By the onset of the agile product design era, diverse teams grew up together, exchanging skills and optimizing workflow in a lean and flexible way. UX designers have developed skills in animation and interface aesthetics, while UI designers have adopted a deeper understanding of business and user goals. In parallel, both fields have moved closer to research and service design. Today, I think there are more similarities than differences between UX & UI design. Both require skills of visual storytelling, the ability to emphasise and an analytical mindset.

5. What is your favourite project you’ve worked on at Isobar? What made it so memorable?

Most of my favourite projects to date involve Telekom, my main client. I recall one project where they were in need of a solution to display their wide service portfolio (5 Mobile plans, 3 Internet, 3 TV and 2 Landline). Our solution was a gamified drag-n-drop style portfolio manager platform where users could calculate their mix easily. It was at the dawn of touch-screen devices, so it had a great impact on user experience, as well as a beneficial effect on their product and sales strategy.
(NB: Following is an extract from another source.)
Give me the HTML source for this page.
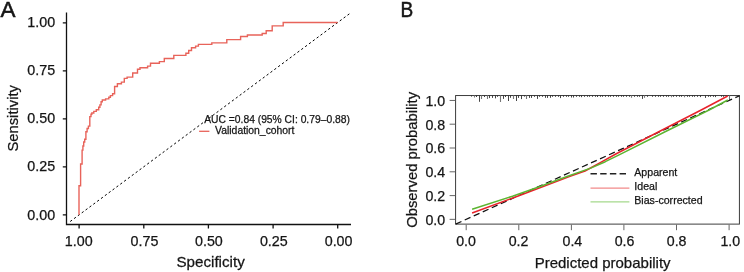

Another favourite project happened a couple of years later when we did some exciting work on Telekom's on-demand Set-top-box solution (this was long before smart TVs and Netflix became popular). At present I’m collaborating very closely with Telekom’s internal agile team, so there are more exciting projects to come.

6. What advice would you give to someone looking to start a career in UX?

Just like in any other profession, you’ll only get experience by doing it. So, try to work closely with senior stakeholders and leaders with whom you have chemistry; Push your limits, ask for feedback but stay humble and curious; Learn something new every day and try to implement it at the first opportunity.

We need RAD people – who READ first to save others’ time, ASK to be certain of how things work and DO instead of having it done for them. Don’t try to solve everything right away, give yourself time first to understand people and the problems they face.